RegEx for three tricky string patterns

I want to find out an Instagram username from a profile page.

The thing is users choose how to address their usernames. (So, it is tricky to make computer get the pattern with RegEx)

All of patterns I want to search are shown below (user posts their Instagram username using one of them):

IG: @user-name
I.G.: @user-name
Instagram: @user-name

I thought of this logic below but I got completely lost searching in RegEx documentation or examples suitable for this search.

My logic: ignorecase (IG or I.G. or I.G or instagram) + (possible space) + (possible :) + (possible space) + (possible @) + (username with - or _ in it) + (ends with space or new line or full stop)

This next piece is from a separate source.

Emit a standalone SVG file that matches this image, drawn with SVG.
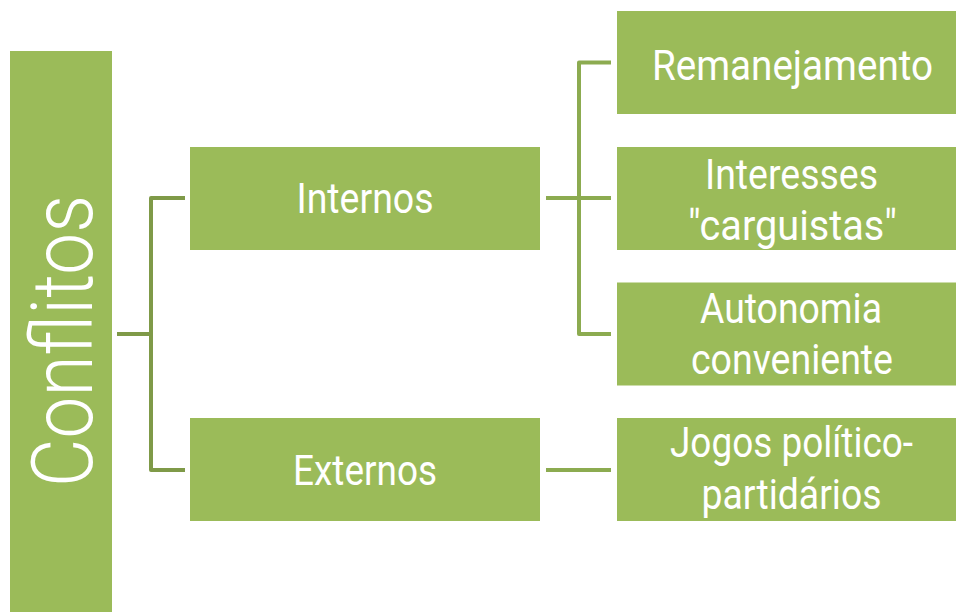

In a word, I'd like to select a word(username) after "instagram" or "IG" or "I.G" excluding unnecessary characters like ":", "@" or spaces.

How can I do this in RegEx? One-liner might be an efficient, yet elegant answer.

P.S. I want to do this with Python re.

Solution

My logic: ignorecase(IG or I.G. or I.G or instagram) + (possible space) + (possible :) + (possible space) + (possible @) + (username with - or _ in it) + (ends with space or new line or full stop)

First, on prefix part (IG and Instagram:). You can use re.I or re.IGNORECASE argument on re.compile function to ignore cases, on I.G and instagram. Then use the | or the or on regex terms.

r'(instagram|I\.*G\.*)'

Then escape the . and use the question mark ? which indicates that it can either have one or none, also on possible space \s and possible colon :.

prefix = re.compile(r'(instagram|I\.*G\.*)\s?:?', re.IGNORECASE)

And then for the username. First, use the question mark ? on @ to indicate that it is optional. Then the two (.*) are the first and last (if any) part of the username separated by either dash or underscore (-|_)? which is also optional. username = re.compile(r'@?(.)(-|_)?(.)\s?$') Placing it altogether:

username_regex = re.compile(r'^(instagram|I\.?G\.?)\s?:?\s?(@?.*((-|_).*)?\s?)$', re.IGNORECASE)

I've performed some tests for this regex, here is the code.

import re

username_regex = re.compile(r'^(instagram|I\.?G\.?)\s?:?\s?(@?.*((-|_).*)?\s?)$', re.IGNORECASE)

tests = [
    'I.G.: @first-last',
    'I.G: @first-last',
    'I.g: @first-last',
    'I.g.: @first-last',
    'i.G: @first-last',
    'i.G.: @n-last',
    'i.g: @first-last',
    'i.g. @first-last',
    'I.G.:@first-last',
    'I.G@first-last',
    'I.g @first-last',
    'I.gfirst-last',
    'i.G: first_last',
    'i.G. first_last',
    'ig: first_last',
    'i.g. @first-last',
    'inStagram: @first-last',
    'instAgram: @first-last',
    'INSTAGRAM: @first-last',
]

not_matched = 0
for test in tests:
    searched = username_regex.search(test)

    if searched:
        print("MATCH ->", test)
        print(searched.group(), '\n\n')
    else:
        print("========", test)
        not_matched += 1

print(not_matched)
# >> 0

If you want to get the prefix and username, you can use the group() and groups() method. For example

searched.groups()
# ('I.G:', '@first-last', None, None)

searched.group(0) # 'I.G: @first-last'

# If you want to get the prefix
searched.group(1) # 'I.G:'

# If you want to get the username
searched.group(2) # '@first-last'

NOTE: It is possible that I am wrong here somewhere, if you found something wrong, please let me know. Thanks.